Jeff Duntemann's Contrapositive Diary Rotating Header Image

September 12th, 2009:

Odd Lots

  • What the Hell: Some researchers at the University of Michigan have created an 8-bit processor incorporating pneumatic gates, pointing toward a computer that doesn’t require electricity at all. Make sure you watch the videos. It’s not going to beat your local Beowulf cluster on the speed side, but if you find yourself on a planet where nanomachines eat electrical conductors (as they did in my novel The Cunning Blood) such a machine might well come in handy.
  • The Make Blog aggregated probably the best writeup of a homebrew railgun that I’ve ever seen. Make sure you prowl around the site, and make double sure you see the pictures and watch the videos!

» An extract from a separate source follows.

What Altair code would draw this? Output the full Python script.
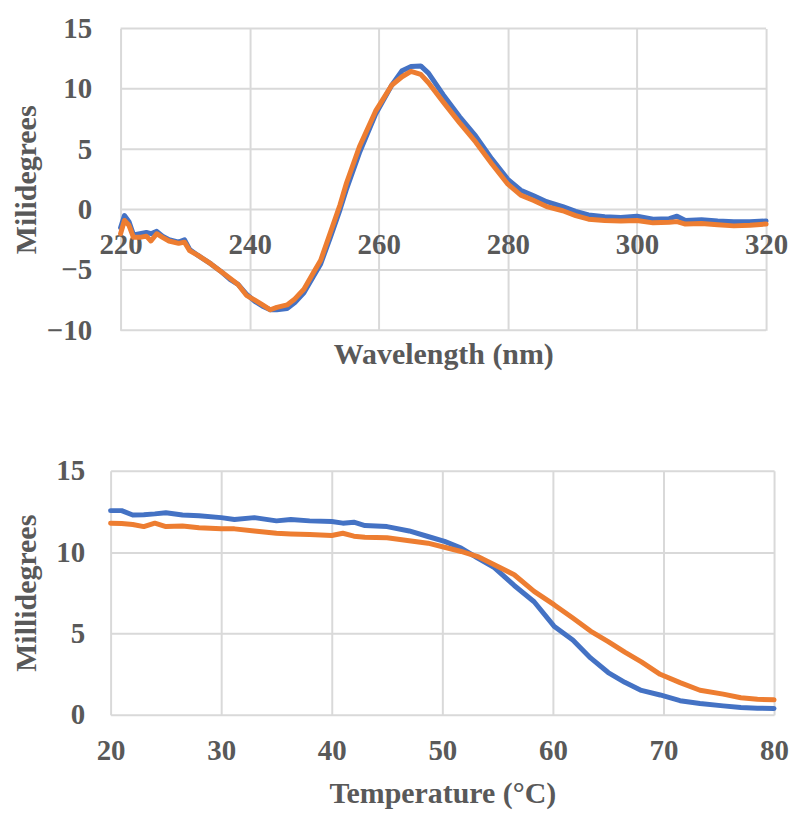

  • Bill Cherepy sent me a link to a short writeup on the still-hypothetical Asus 2-screen ebook reader. You can use it as a netbook, with one screen doubling as a touch keyboard, or you can use it as a facing-pages ebook reader display. Now, displays are probably the most expensive part of devices like this, so I doubt a 2-screen model will be the low cost leader. Still, it’s an idea that’s well worth a try. (And please, guys, make the card slot XDHC compatible, ok?)
  • If you ever loved whole milk and wish you could go back to it, read this. And then go back to it. No guilt. No apologies. And yes, no heart attacks.

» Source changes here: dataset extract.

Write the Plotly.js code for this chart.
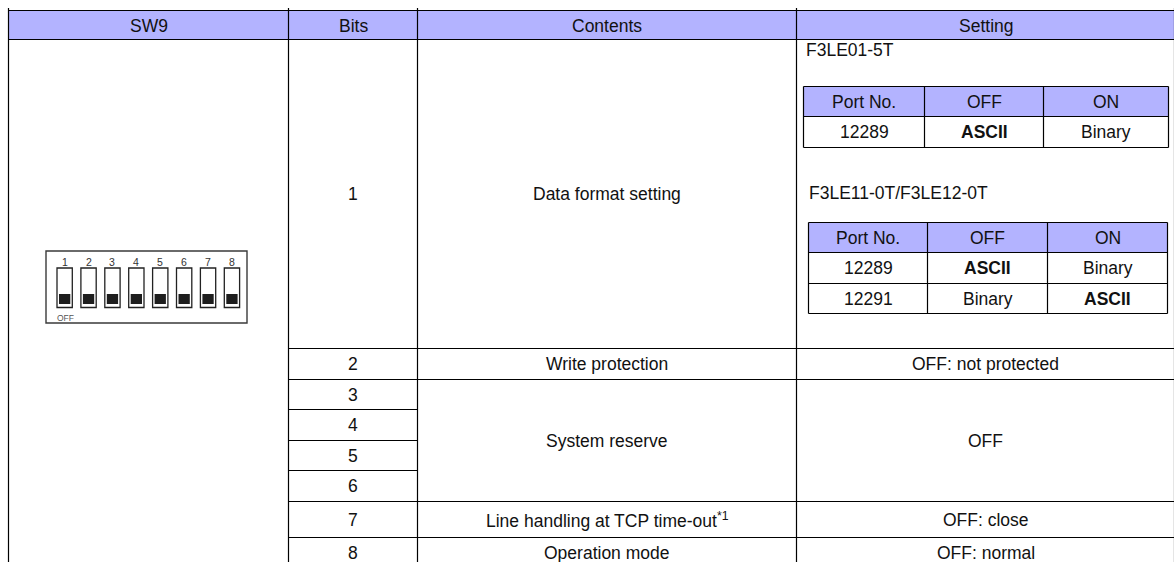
<!DOCTYPE html>
<html>
<head>
<meta charset="utf-8">
<script src="https://cdn.plot.ly/plotly-3.0.1.min.js"></script>
<style>
  html, body { margin: 0; padding: 0; background: #ffffff; }
  #chart { width: 1174px; height: 562px; }
</style>
</head>
<body>
<div id="chart"></div>
<script>
// ---------------- DATA ----------------
const HEADERS = ["SW9", "Bits", "Contents", "Setting"];
const BITS = ["1", "2", "3", "4", "5", "6", "7", "8"];
const CONTENT_LABELS = ["Data format setting", "Write protection", "System reserve",
  "Line handling at TCP time-out<sup>*1</sup>", "Operation mode"];
const CONTENT_SPANS = [[1, 1], [2, 2], [3, 6], [7, 7], [8, 8]];
const SETTING_LABELS = ["", "OFF: not protected", "OFF", "OFF: close", "OFF: normal"];
const MODELS = ["F3LE01-5T", "F3LE11-0T/F3LE12-0T"];
const PORT_COLUMNS = ["Port No.", "OFF", "ON"];
const PORTS_A = ["12289"];
const OFF_A = ["ASCII"];
const ON_A = ["Binary"];
const PORTS_B = ["12289", "12291"];
const OFF_B = ["ASCII", "Binary"];
const ON_B = ["Binary", "ASCII"];
const SWITCH_LABELS = ["1", "2", "3", "4", "5", "6", "7", "8"];
const SWITCH_STATES = ["OFF", "OFF", "OFF", "OFF", "OFF", "OFF", "OFF", "OFF"];
const EMPHASIS_VALUE = "ASCII";

// ---------------- LAYOUT / STYLE ----------------
const W = 1174, H = 562;
const COL_X = [8.5, 288.5, 417.5, 796.5, 1174.5];
const TABLE_TOP = 10.5, HEAD_BOTTOM = 39.5, TABLE_BOTTOM = 568.5;
const ROW_Y = [39.5, 348.5, 379.5, 409.5, 440.5, 470.5, 501.5, 537.5, 568.5];
const SUB_A = { x: [803.5, 924.5, 1043.5, 1168.5], y: [86.5, 116.5, 147.5] };
const SUB_B = { x: [808.5, 927.5, 1047.5, 1167.5], y: [222.5, 252.5, 283.5, 313.5] };
const MODEL_POS = [{ x: 804, y: 50 }, { x: 807, y: 193 }];
const DIP = { x0: 46, x1: 247, y0: 251, y1: 323, slotX: 57, pitch: 23.9, slotW: 15.3,
  slotY0: 268, slotY1: 307.5, knobY0: 294, knobY1: 304, numY: 262, offX: 55, offY: 318 };
const HEAD_FILL = "#b3b3ff";
const LINE = { color: "#000000", width: 1.2 };
const FONT = { family: "Liberation Sans, Arial, sans-serif", size: 17.5, color: "#111111" };

const shapes = [];
const annotations = [];

function hline(y, x0, x1, line) {
  shapes.push({ type: "line", xref: "x", yref: "y", x0: x0, x1: x1, y0: y, y1: y, line: line || LINE });
}
function vline(x, y0, y1, line) {
  shapes.push({ type: "line", xref: "x", yref: "y", x0: x, x1: x, y0: y0, y1: y1, line: line || LINE });
}
function rect(x0, y0, x1, y1, fill, line) {
  shapes.push({ type: "rect", xref: "x", yref: "y", x0: x0, x1: x1, y0: y0, y1: y1,
    fillcolor: fill, line: line || { width: 0 }, layer: "below" });
}
function text(t, x, y, opts) {
  opts = opts || {};
  annotations.push(Object.assign({
    text: t, x: x, y: y, xref: "x", yref: "y", showarrow: false,
    xanchor: "center", yanchor: "middle", font: FONT
  }, opts));
}
function emph(v) { return v === EMPHASIS_VALUE ? "<b>" + v + "</b>" : v; }

// Header
rect(COL_X[0], TABLE_TOP, COL_X[4], HEAD_BOTTOM, HEAD_FILL);
HEADERS.forEach(function (h, i) {
  text(h, (COL_X[i] + COL_X[i + 1]) / 2, (TABLE_TOP + HEAD_BOTTOM) / 2 + 0.5);
});
hline(TABLE_TOP, COL_X[0], COL_X[4]);
hline(HEAD_BOTTOM, COL_X[0], COL_X[4]);
COL_X.forEach(function (x) { vline(x, TABLE_TOP - 2.5, TABLE_BOTTOM); });

// Bits column
BITS.forEach(function (b, i) {
  text(b, (COL_X[1] + COL_X[2]) / 2, (ROW_Y[i] + ROW_Y[i + 1]) / 2);
  if (i > 0) hline(ROW_Y[i], COL_X[1], COL_X[2]);
});

// Contents + Setting columns (merged spans)
CONTENT_LABELS.forEach(function (c, i) {
  const s = CONTENT_SPANS[i];
  const y0 = ROW_Y[s[0] - 1], y1 = ROW_Y[s[1]];
  text(c, (COL_X[2] + COL_X[3]) / 2, (y0 + y1) / 2);
  if (SETTING_LABELS[i]) text(SETTING_LABELS[i], (COL_X[3] + COL_X[4]) / 2, (y0 + y1) / 2);
  if (i > 0) hline(y0, COL_X[2], COL_X[4]);
});

// Sub tables in Setting cell
function subTable(g, ports, offs, ons) {
  rect(g.x[0], g.y[0], g.x[3], g.y[1], HEAD_FILL);
  PORT_COLUMNS.forEach(function (p, j) {
    text(p, (g.x[j] + g.x[j + 1]) / 2, (g.y[0] + g.y[1]) / 2);
  });
  const rows = ports.map(function (p, k) { return [p, emph(offs[k]), emph(ons[k])]; });
  rows.forEach(function (r, k) {
    r.forEach(function (v, j) {
      text(v, (g.x[j] + g.x[j + 1]) / 2, (g.y[k + 1] + g.y[k + 2]) / 2);
    });
  });
  g.y.forEach(function (y) { hline(y, g.x[0], g.x[3]); });
  g.x.forEach(function (x) { vline(x, g.y[0], g.y[g.y.length - 1]); });
}
MODELS.forEach(function (m, i) {
  text(m, MODEL_POS[i].x, MODEL_POS[i].y, { xanchor: "left" });
});
subTable(SUB_A, PORTS_A, OFF_A, ON_A);
subTable(SUB_B, PORTS_B, OFF_B, ON_B);

// DIP switch drawing
shapes.push({ type: "rect", xref: "x", yref: "y", x0: DIP.x0, x1: DIP.x1, y0: DIP.y0, y1: DIP.y1,
  line: { color: "#3a3a3a", width: 1.4 }, fillcolor: "rgba(0,0,0,0)" });
SWITCH_LABELS.forEach(function (lab, i) {
  const x0 = DIP.slotX + i * DIP.pitch, x1 = x0 + DIP.slotW;
  shapes.push({ type: "rect", xref: "x", yref: "y", x0: x0, x1: x1, y0: DIP.slotY0, y1: DIP.slotY1,
    line: { color: "#222222", width: 1.3 }, fillcolor: "#ffffff" });
  const on = SWITCH_STATES[i] === "ON";
  const ky0 = on ? DIP.slotY0 + 2.5 : DIP.knobY0, ky1 = on ? DIP.slotY0 + 12.5 : DIP.knobY1;
  shapes.push({ type: "rect", xref: "x", yref: "y", x0: x0 + 2, x1: x1 - 2, y0: ky0, y1: ky1,
    line: { width: 0 }, fillcolor: "#1e1e1e" });
  text(lab, (x0 + x1) / 2, DIP.numY, { font: { family: FONT.family, size: 10.5, color: "#333333" } });
});
text(SWITCH_STATES[0], DIP.offX, DIP.offY, { xanchor: "left",
  font: { family: FONT.family, size: 8.5, color: "#555555" } });

const layout = {
  width: W, height: H,
  margin: { l: 0, r: 0, t: 0, b: 0, pad: 0 },
  paper_bgcolor: "#ffffff", plot_bgcolor: "#ffffff",
  showlegend: false,
  xaxis: { range: [0, W], visible: false, fixedrange: true },
  yaxis: { range: [H, 0], visible: false, fixedrange: true },
  shapes: shapes,
  annotations: annotations
};
Plotly.newPlot("chart", [], layout, { staticPlot: true, displayModeBar: false });
</script>
</body>
</html>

  • Back in the ’50s there was a product called Siz that was (I kid you not) foaming Napalm in a spray can. It was for starting charcoal. Lileks does a wonderful riff on it. (They had such indescribably cool toys in the ’50s.)
  • On the other hand (with Lileks always there to remind us) they did some ungodly weird stuff in the ’50s too.)

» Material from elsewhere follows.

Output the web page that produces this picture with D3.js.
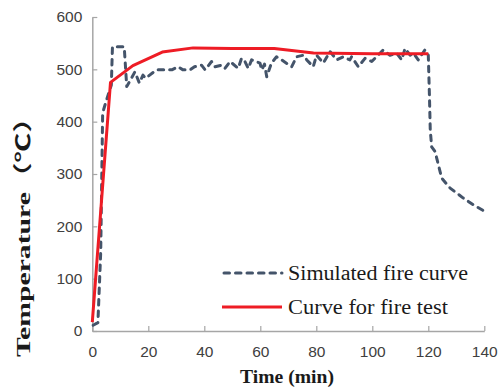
<!DOCTYPE html>
<html>
<head>
<meta charset="utf-8">
<script src="https://cdn.jsdelivr.net/npm/d3@7"></script>
<style>
  html, body { margin: 0; padding: 0; background: #fff; }
  svg { display: block; }
</style>
</head>
<body>
<svg id="chart" width="503" height="391"></svg>
<script>
// ---- data ----
const xTicks = [0, 20, 40, 60, 80, 100, 120, 140];
const yTicks = [0, 100, 200, 300, 400, 500, 600];

const simTime = [0.3, 2, 3, 3.7, 5, 6.8, 7.2, 11.4, 12.3, 15.2, 16.8, 18.1, 19, 23, 28.4, 30.6, 32.4, 34.9, 36.5, 39, 40.3, 42.6, 43.8, 46.2, 47.4, 49.2, 52.1, 53.3, 54.5, 55.7, 56.9, 59.9, 60.5, 61.5, 62.3, 64, 65.8, 67.6, 71.2, 73, 75.4, 76.6, 78.9, 80.1, 82.5, 84.9, 87.3, 89.6, 92, 92.6, 95, 97.4, 99.8, 103.9, 106.3, 108.7, 110.5, 111.7, 113.5, 114.7, 116.4, 118.8, 120, 120.4, 120.7, 121.2, 122.4, 124.8, 127.8, 132.5, 136.1, 140.3];
const simTemp = [11, 16, 150, 417, 440, 470, 543, 543, 467, 495, 474, 489, 483, 499, 499, 505, 499, 499, 505, 508, 499, 515, 505, 508, 502, 515, 502, 521, 515, 502, 518, 512, 499, 510, 486, 512, 524, 518, 505, 524, 527, 518, 505, 527, 512, 534, 518, 524, 518, 524, 505, 521, 515, 537, 527, 531, 518, 540, 527, 531, 518, 537, 527, 451, 384, 352, 343, 292, 273, 254, 241, 228];

const testTime = [0, 6.5, 14.5, 25, 36, 50, 65, 79, 100, 120];
const testTemp = [17, 475, 507, 533, 541, 540, 540, 531, 530, 530];

const legendLabels = ["Simulated fire curve", "Curve for fire test"];

// ---- layout ----
const svg = d3.select("#chart");
const x = d3.scaleLinear().domain([0, 140]).range([92.3, 484.3]);
const y = d3.scaleLinear().domain([0, 600]).range([331, 17]);

const axisColor = "#a6a6a6";
const labelColor = "#404040";

// x axis
const gx = svg.append("g").attr("transform", `translate(0,${y(0)})`)
  .call(d3.axisBottom(x).tickValues(xTicks).tickSizeInner(-5).tickSizeOuter(0).tickPadding(15));
gx.select(".domain").attr("stroke", axisColor).attr("stroke-width", 1.5);
gx.selectAll(".tick line").attr("stroke", axisColor).attr("stroke-width", 1.2);
gx.selectAll(".tick text").attr("fill", labelColor)
  .style("font-family", "'Liberation Sans', Arial, sans-serif").style("font-size", "15.5px");

// y axis
const gy = svg.append("g").attr("transform", `translate(${x(0)},0)`)
  .call(d3.axisLeft(y).tickValues(yTicks).tickSizeInner(-5).tickSizeOuter(0).tickPadding(10));
gy.select(".domain").attr("stroke", axisColor).attr("stroke-width", 1.5);
gy.selectAll(".tick line").attr("stroke", axisColor).attr("stroke-width", 1.2);
gy.selectAll(".tick text").attr("fill", labelColor)
  .style("font-family", "'Liberation Sans', Arial, sans-serif").style("font-size", "15.5px");

// lines
const simData = simTime.map((t, i) => [t, simTemp[i]]);
const testData = testTime.map((t, i) => [t, testTemp[i]]);
const line = d3.line().x(d => x(d[0])).y(d => y(d[1]));

svg.append("path").datum(simData)
  .attr("d", line).attr("fill", "none")
  .attr("stroke", "#44546a").attr("stroke-width", 3)
  .attr("stroke-dasharray", "5.5,6").attr("stroke-linecap", "round")
  .attr("stroke-linejoin", "round");

svg.append("path").datum(testData)
  .attr("d", line).attr("fill", "none")
  .attr("stroke", "#ee1c25").attr("stroke-width", 3)
  .attr("stroke-linejoin", "round");

// axis titles
svg.append("text").attr("x", 287).attr("y", 383)
  .attr("text-anchor", "middle")
  .attr("textLength", 94).attr("lengthAdjust", "spacingAndGlyphs")
  .style("font-family", "'Liberation Serif', 'Times New Roman', serif")
  .style("font-weight", "bold").style("font-size", "19px").attr("fill", "#1a1a1a")
  .text("Time (min)");

svg.append("text")
  .attr("transform", "translate(30,230) rotate(-90)")
  .attr("text-anchor", "middle")
  .attr("textLength", 254).attr("lengthAdjust", "spacingAndGlyphs")
  .style("font-family", "'Liberation Serif', 'Times New Roman', 'Noto Sans CJK SC', serif")
  .style("font-weight", "bold").style("font-size", "19px").attr("fill", "#1a1a1a")
  .text("Temperature（℃）");

// legend
const legend = svg.append("g");
const legendY = [273, 307];
const legendW = [180, 160];
legend.append("line").attr("x1", 224).attr("x2", 282).attr("y1", legendY[0]).attr("y2", legendY[0])
  .attr("stroke", "#44546a").attr("stroke-width", 3)
  .attr("stroke-dasharray", "5.5,6").attr("stroke-linecap", "round");
legend.append("line").attr("x1", 222).attr("x2", 282).attr("y1", legendY[1]).attr("y2", legendY[1])
  .attr("stroke", "#ee1c25").attr("stroke-width", 3);
legendLabels.forEach((lab, i) => {
  legend.append("text").attr("x", 288).attr("y", legendY[i] + 6.5)
    .attr("textLength", legendW[i]).attr("lengthAdjust", "spacingAndGlyphs")
    .style("font-family", "'Liberation Serif', 'Times New Roman', serif")
    .style("font-size", "20px").attr("fill", "#1a1a1a")
    .text(lab);
});
</script>
</body>
</html>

  • When I was a kid, Verne/Wells films were all the rage, and by far my favoriate was Journey to the Center of the Earth . Small boys aren’t equipped to appreciate Arlene Dahl, but I was quite the fan of James “Nemo” Mason, and was willing to tolerate Pat Boone even though my older cousin Diane thought he was “dreamy.” The film was dazzling in 1959, especially the “cave of crystals,” which flooded out when dreamy Pat Boone got too agressive with a geologists’ pick. Well, some years ago Mexican miners discovered a real cave of crystals 1200 feet beneath Naica, Mexico that makes those old 1959 movie sets look sick. National Geographic has more textual coverage, and it’s worth noting that the cavern is unliveable without life support suits, being at a constant 122 degrees and 90% humidity, which is worse than Houston, if that were possible.